Hence, the staging system by Vieth et al. [18] aimed at considering more aspects of the morphological appearance of the epiphyseal-diaphyseal fusion. Although, as also stated by the authors themselves [18], the relevant landmarks of each stage are mainly drawn from the T1-weighted sequence, stage 5 and 6, which are crucial for the question of majority, have exactly the same appearance in T1 and absolutely require information from the T2-weighted sequence. Recognizing the faint hyperintense signal, defining the difference between stage 5 and 6, also represented a very small, but the most striking difficulty in our study. Possibly, this may be due to its relative novelty. Moreover, it still remains an interesting question what is the origin of this hyperintense signal. It is known, that T2 changes within the bone are much more sensitive to remodeling processes than T1 signal. For example, edema can be identified much longer in the event of trauma or inflammation. This could also apply to modeling processes in the epiphyseal areas.

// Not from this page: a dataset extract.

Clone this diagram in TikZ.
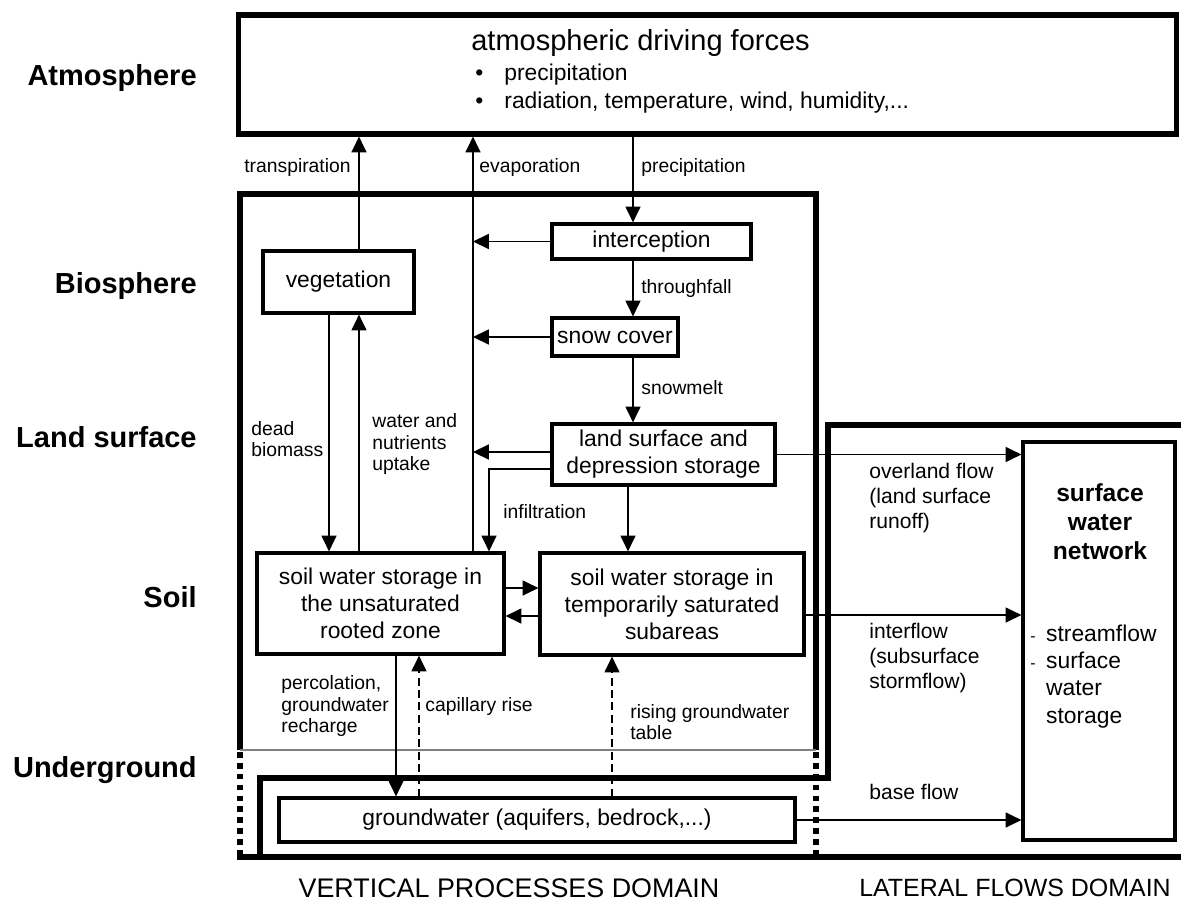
\documentclass[tikz,border=0pt]{standalone}
\usepackage{fontspec}
\setmainfont{Liberation Sans}
\usetikzlibrary{arrows.meta,calc}
\begin{document}
\begin{tikzpicture}[x=0.02cm,y=-0.02cm,
  conn/.style={line width=0.9pt},
  arr/.style={conn,-{Triangle[length=9pt,width=8.5pt]}},
  darr/.style={arr,dash pattern=on 4.5pt off 2.5pt},
  box/.style={draw,line width=1.8pt,inner sep=0pt,align=center,font=\fontsize{13}{15.4}\selectfont},
  outline/.style={line width=3.4pt,line join=miter},
  dottedout/.style={line width=3.4pt,dash pattern=on 3.2pt off 3pt},
  lbl/.style={font=\fontsize{11}{12.4}\selectfont,align=left,inner sep=0pt},
  rlbl/.style={font=\fontsize{12}{14.2}\selectfont,align=left,inner sep=0pt},
  layer/.style={font=\bfseries\fontsize{16.5}{19}\selectfont,anchor=base east,inner sep=0pt},
  domcap/.style={inner sep=0pt}]
\useasboundingbox (0,0) rectangle (1181,910);

% layer headings
\node[layer] (hA) at (197,85) {Atmosphere};
\node[layer] (hB) at (197,293) {Biosphere};
\node[layer] (hL) at (197,447) {Land surface};
\node[layer] (hS) at (197,607) {Soil};
\node[layer] (hU) at (197,777) {Underground};

% domain outlines
\draw[outline] (240,750) -- (240,194) -- (816,194) -- (816,750);
\draw[gray,line width=0.6pt] (240,750) -- (816,750);
\draw[dottedout] (240,752) -- (240,857);
\draw[dottedout] (816,752) -- (816,854);
\draw[outline] (1185,425) -- (828,425) -- (828,778) -- (260,778) -- (260,857);
\draw[outline] (237,857) -- (1185,857);

% atmosphere box
\node[box,line width=2.9pt,minimum width=18.78cm,minimum height=2.38cm] (atm) at (707.5,74.5) {};
\node[anchor=west,inner sep=0pt,font=\fontsize{16.5}{19}\selectfont] (atmT) at (471,43) {atmospheric driving forces};
\node[anchor=west,inner sep=0pt,font=\fontsize{13}{16}\selectfont,align=left] (atmL) at (475,89)
 {\begin{tabular}{@{}l@{\hspace{12pt}}l@{}}\textbullet & precipitation\\[0pt] \textbullet & radiation, temperature, wind, humidity,...\end{tabular}};

% process boxes
\node[box,minimum width=3.98cm,minimum height=0.70cm] (inter) at (651.5,241.5) {interception};
\node[box,minimum width=3.02cm,minimum height=1.24cm] (veg) at (338.5,282) {vegetation};
\node[box,minimum width=2.52cm,minimum height=0.76cm] (snow) at (615,337) {snow cover};
\node[box,minimum width=4.46cm,minimum height=1.22cm] (land) at (663.5,454.5) {land surface and\\depression storage};
\node[box,minimum width=4.94cm,minimum height=2.02cm] (unsat) at (380.5,603.5) {soil water storage in\\the unsaturated\\rooted zone};
\node[box,minimum width=5.28cm,minimum height=2.04cm] (sat) at (672,604) {soil water storage in\\temporarily saturated\\subareas};
\node[box,minimum width=10.32cm,minimum height=0.88cm] (gw) at (537,820) {groundwater (aquifers, bedrock,...)};
\node[box,minimum width=3.04cm,minimum height=7.96cm] (swn) at (1099,641) {};
\node[inner sep=0pt,align=center,font=\bfseries\fontsize{14}{16.5}\selectfont] (swnT) at (1100,522) {surface\\water\\network};
\node[anchor=west,inner sep=0pt,font=\fontsize{13}{15.4}\selectfont] (swnL) at (1030,677)
 {\begin{tabular}{@{}l@{\hspace{6pt}}l@{}}{\fontsize{9}{10}\selectfont -} & streamflow\\ {\fontsize{9}{10}\selectfont -} & surface\\ & water\\ & storage\end{tabular}};

% helper coordinates
\coordinate (xT) at (359,0);
\coordinate (xE) at (473,0);
\coordinate (xP) at (633,0);
\coordinate (xL) at (628,0);
\coordinate (xD) at (329,0);
\coordinate (xI) at (489,0);
\coordinate (xPe) at (396,0);
\coordinate (xC) at (419,0);
\coordinate (xR) at (612,0);
\coordinate (yLs) at (0,452);
\coordinate (yInf) at (0,469);
\coordinate (yA) at (0,588);
\coordinate (yB) at (0,616);
\coordinate (yIf) at (0,615);

% connectors
\draw[arr] (xT |- veg.north) -- (xT |- atm.south);
\draw[arr] (xE |- unsat.north) -- (xE |- atm.south);
\draw[arr] (xP |- atm.south) -- (xP |- inter.north);
\draw[arr] (xP |- inter.south) -- (xP |- snow.north);
\draw[arr] (xP |- snow.south) -- (xP |- land.north);
\draw[arr] (inter.west) -- (inter.west -| xE);
\draw[arr] (snow.west) -- (snow.west -| xE);
\draw[arr] (land.west |- yLs) -- (xE |- yLs);
\draw[arr] (land.west |- yInf) -| (xI |- unsat.north);
\draw[arr] (xL |- land.south) -- (xL |- sat.north);
\draw[arr] (xD |- veg.south) -- (xD |- unsat.north);
\draw[arr] (xT |- unsat.north) -- (xT |- veg.south);
\draw[arr] (unsat.east |- yA) -- (sat.west |- yA);
\draw[arr] (sat.west |- yB) -- (unsat.east |- yB);
\draw[arr] (xPe |- unsat.south) -- (xPe |- gw.north);
\draw[darr] (xC |- gw.north) -- (xC |- unsat.south);
\draw[darr] (xR |- gw.north) -- (xR |- sat.south);
\draw[arr] (land.east) -- (land.east -| swn.west);
\draw[arr] (sat.east |- yIf) -- (swn.west |- yIf);
\draw[arr] (gw.east) -- (gw.east -| swn.west);

% labels
\node[lbl,anchor=east] (lT) at (351,167) {transpiration};
\node[lbl,anchor=west] (lE) at (479,167) {evaporation};
\node[lbl,anchor=west] (lP) at (641,167) {precipitation};
\node[lbl,anchor=west] (lTh) at (641,288) {throughfall};
\node[lbl,anchor=west] (lSm) at (641,388) {snowmelt};
\node[lbl,anchor=west] (lDb) at (251,439) {dead\\biomass};
\node[lbl,anchor=west] (lUp) at (372,444) {water and\\nutrients\\uptake};
\node[lbl,anchor=west] (lIn) at (503,512) {infiltration};
\node[lbl,anchor=west] (lPc) at (281,706) {percolation,\\groundwater\\recharge};
\node[lbl,anchor=west] (lCr) at (425,706) {capillary rise};
\node[lbl,anchor=west] (lRg) at (630,722) {rising groundwater\\table};
\node[rlbl,anchor=west] (lOv) at (869,498) {overland flow\\(land surface\\runoff)};
\node[rlbl,anchor=west] (lIf) at (869,658) {interflow\\(subsurface\\stormflow)};
\node[rlbl,anchor=west] (lBf) at (869,792) {base flow};

% domain captions
\node[domcap,font=\fontsize{15.3}{17}\selectfont] (dV) at (509,888) {VERTICAL PROCESSES DOMAIN};
\node[domcap,font=\fontsize{14.2}{17}\selectfont] (dL) at (1015,888) {LATERAL FLOWS DOMAIN};
\end{tikzpicture}
\end{document}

In the present study, cases with different ossification stages in T1 and T2 only occurred very rarely. In order to merge the information of T1 and T2 into a single ossification stage, the rules previously developed for the combination of multiple CT slices of the medial clavicular epiphysis [6, 30] were modified as follows: stage 2 (in one sequence) + stage 3 (in the other sequence)→stage 3, stage 3 + stage 4→stage 4, stage 4 + stage 5→ stage 4, stages 5 and 6 can only be distinguished by T2 [18].

Although the staging system by Vieth et al. [18] was originally developed for both knee epiphyses, it may have potential for other growth plates as well. Recently, it has already been applied to the proximal humeral epiphysis [31]. The authors investigated a study population of 315 individuals and found minimum ages in either sex above the age of 18 years for both stage 5 (19.32 in males, 19.20 in females) and stage 6 (22.21 in males, 22.19 in males). Future studies will show whether the approach is able to prevail.

Conclusions

The present study corroborated the suitability of the statistical data for the PTE shown in the original study by Vieth et al. [18]. Furthermore, our data are also in line with the first subsequent studies from Turkey [20, 21]. In male individuals, which by far account for the most frequent group in forensic age estimation practice, the age of majority can be determined when stage 6 is present. Therefore, the investigation of the PTE using routine MRI (either at 1.5 or 3.0 T) could be taken into consideration for application in forensic age estimation practice in near future; either as additional indicator of maturation only, or at least in cases when CT of the medial clavicular epiphysis revealed non-assessable image material (e.g., anatomical shape variants on both sides). Moreover, a simultaneous and continuous enlargement of the database is still necessary.